At least two-thirds of the 150 massive galaxies in their sample reached their advanced stages after the period in question. But they also found that a significant fraction of these galaxies appeared as early as three billion years after the big bang.

The second team, led by Italian astronomer Andrea Cimatti, used the European Southern Observatory's eight-meter telescopes in Chile to discover four elliptical galaxies as huge as the largest ellipticals seen in today's universe. These four galaxies appear at distances that correspond to a time when the universe was perhaps one-fourth its current age - roughly the same period Dr. Glazebrook's team covered. Both teams reported their results in the journal Nature.

Just getting useful data from this period was a tremendous feat, astronomers say. At these distances, galaxies are extremely faint. And as viewed from Earth, their light appears as near-infrared radiation, rather than as visible light - thanks to the universe's expansion and the stretching effect it has on light from distant objects. The feeble glow from these galaxies gets swamped by the bright near-infrared background radiation Earth's atmosphere presents. This region of the cosmic timeline has been called the "redshift desert" for its paucity of observations, compared with the larger number of observations on either side of the desert.

By taking 30-hour exposures of each object, and frequently nudging their telescopes slightly off the objects in a technique dubbed "nod and shuffle," the teams were able to cancel out the atmosphere's effect and get usable spectrographic information from the galaxies - including their mass and composition.

Both teams suggest that leading models of galaxy evolution have problems accounting for the galaxies they observed.

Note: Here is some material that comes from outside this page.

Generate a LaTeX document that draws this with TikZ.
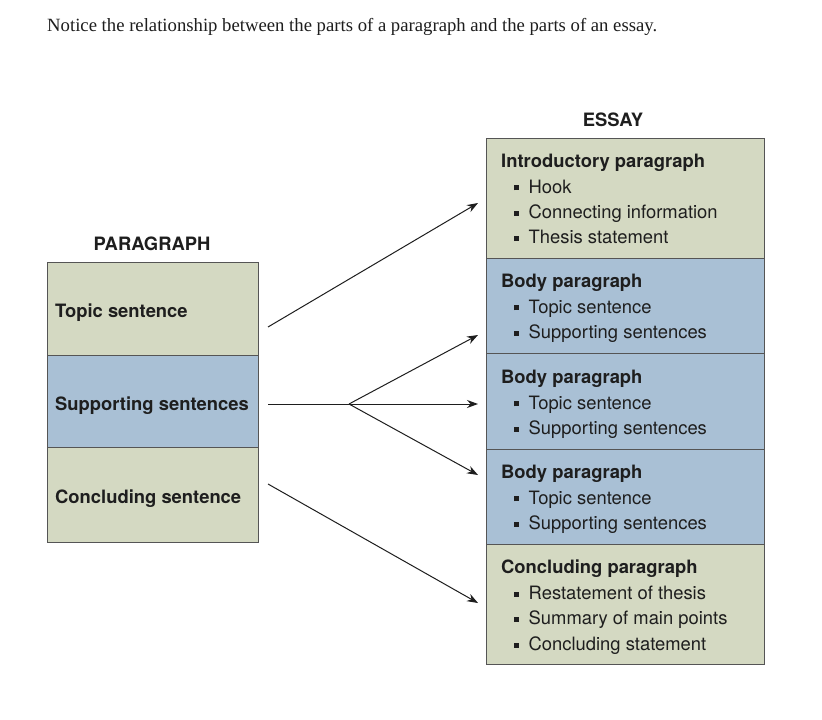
\documentclass[tikz,border=0pt]{standalone}
\usepackage{fontspec}
\setmainfont{TeX Gyre Heros}
\newfontfamily\titlefont{Liberation Serif}
\usetikzlibrary{arrows.meta}
\definecolor{secgreen}{HTML}{D4D9C2}
\definecolor{secblue}{HTML}{A9C0D5}
\definecolor{edge}{HTML}{555555}
\definecolor{ink}{HTML}{1E1E1E}
\newcommand\bul{\rule[0.14em]{0.27em}{0.27em}}
\newcommand\itm[1]{\hspace*{13pt}\bul\hspace{9.5pt}#1}
\begin{document}
\begin{tikzpicture}[x=1pt,y=-1pt,
  sec/.style={draw=edge,line width=0.8pt,minimum width=#1,inner sep=0pt,anchor=north west},
  body/.style={font=\fontsize{18.4}{25.4}\selectfont,text=ink,align=left,inner sep=0pt,anchor=north west},
  lbl/.style={font=\fontsize{18.4}{22}\selectfont\bfseries,text=ink,inner sep=0pt,anchor=base west},
  hdr/.style={font=\fontsize{18.4}{22}\selectfont\bfseries,text=ink,inner sep=0pt,anchor=base},
  conn/.style={draw=ink,line width=1pt},
  arr/.style={conn,-{Stealth[length=11pt,width=8pt]}}]
\useasboundingbox (0,0) rectangle (822,720);
\fill[white] (0,0) rectangle (822,720);
% title
\node[font=\titlefont\fontsize{18.7}{22}\selectfont,text=ink,inner sep=0pt,anchor=base west] (title) at (47,31)
  {Notice the relationship between the parts of a paragraph and the parts of an essay.};
% paragraph column
\node[hdr] (phdr) at (152,250) {PARAGRAPH};
\node[sec=211pt,fill=secgreen,minimum height=93pt] (ptopic) at (47,262) {};
\node[sec=211pt,fill=secblue,minimum height=92pt] (psupp) at (47,355) {};
\node[sec=211pt,fill=secgreen,minimum height=95pt] (pconc) at (47,447) {};
\node[lbl] (ttopic) at (55,317) {Topic sentence};
\node[lbl] (tsupp) at (55,410) {Supporting sentences};
\node[lbl] (tconc) at (55,503) {Concluding sentence};
% essay column
\node[hdr] (ehdr) at (613,126) {ESSAY};
\node[sec=278pt,fill=secgreen,minimum height=120pt] (eintro) at (486,138) {};
\node[sec=278pt,fill=secblue,minimum height=95pt] (ebodya) at (486,258) {};
\node[sec=278pt,fill=secblue,minimum height=96pt] (ebodyb) at (486,353) {};
\node[sec=278pt,fill=secblue,minimum height=95pt] (ebodyc) at (486,449) {};
\node[sec=278pt,fill=secgreen,minimum height=120pt] (econc) at (486,544) {};
\node[body] (xintro) at (501,154) {\textbf{Introductory paragraph}\\\itm{Hook}\\\itm{Connecting information}\\\itm{Thesis statement}};
\node[body] (xbodya) at (501,274) {\textbf{Body paragraph}\\\itm{Topic sentence}\\\itm{Supporting sentences}};
\node[body] (xbodyb) at (501,370) {\textbf{Body paragraph}\\\itm{Topic sentence}\\\itm{Supporting sentences}};
\node[body] (xbodyc) at (501,465) {\textbf{Body paragraph}\\\itm{Topic sentence}\\\itm{Supporting sentences}};
\node[body] (xconc) at (501,560) {\textbf{Concluding paragraph}\\\itm{Restatement of thesis}\\\itm{Summary of main points}\\\itm{Concluding statement}};
% connector end points
\coordinate (sA) at (268,327);
\coordinate (eA) at (478,203);
\coordinate (sB) at (268,404);
\coordinate (fork) at (349,404);
\coordinate (eB1) at (478,335);
\coordinate (eB2) at (478,404);
\coordinate (eB3) at (478,475);
\coordinate (sC) at (268,484);
\coordinate (eC) at (478,603);
\draw[arr] (sA) -- (eA);
\draw[conn] (sB) -- (fork);
\draw[arr] (fork) -- (eB1);
\draw[arr] (fork) -- (eB2);
\draw[arr] (fork) -- (eB3);
\draw[arr] (sC) -- (eC);
\end{tikzpicture}
\end{document}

Yet newer simulations suggest that such large galaxies could have formed as early as the observations suggest, according to Rachel Somerville, a theorist at the Space Telescope Science Institute in Baltimore. She notes that the results from a space probe called the Wilkinson Microwave Anisotropy Probe show that the early universe had "plenty of mass at early times" to yield the large galaxies the two teams measured within the time span available.

To her, the lack of active star formation in the observed galaxies presents the true puzzle.

"The real question is: Why are these galaxies not making stars?" she asks.

One possibility, she says, is that black holes in the center of these galaxies may act as shutoff valves for star formation.

Closer to home, she notes, galaxies of similar mass and shape are known to host supermassive black holes at their centers. During these galaxies' more active phases, the black holes suck matter toward them at prodigious rates, generating enormous amounts of radiation.

Astronomers have observed that these active galactic nuclei can blast vast amounts of gas out of the galaxy. Thus, it's possible for a galaxy to grow only so large before the processes surrounding its supermassive black hole grow powerful enough to sweep the galaxy free of the gas required to form new stars.

Indeed, she adds, even the process of star formation alone, if it occurs in sufficiently intense bursts, also could clean a galaxy's gaseous clock and quench further star formation.

The trick now, she concludes, is to find and observe enough of these objects to build a statistically meaningful sample for detailed study.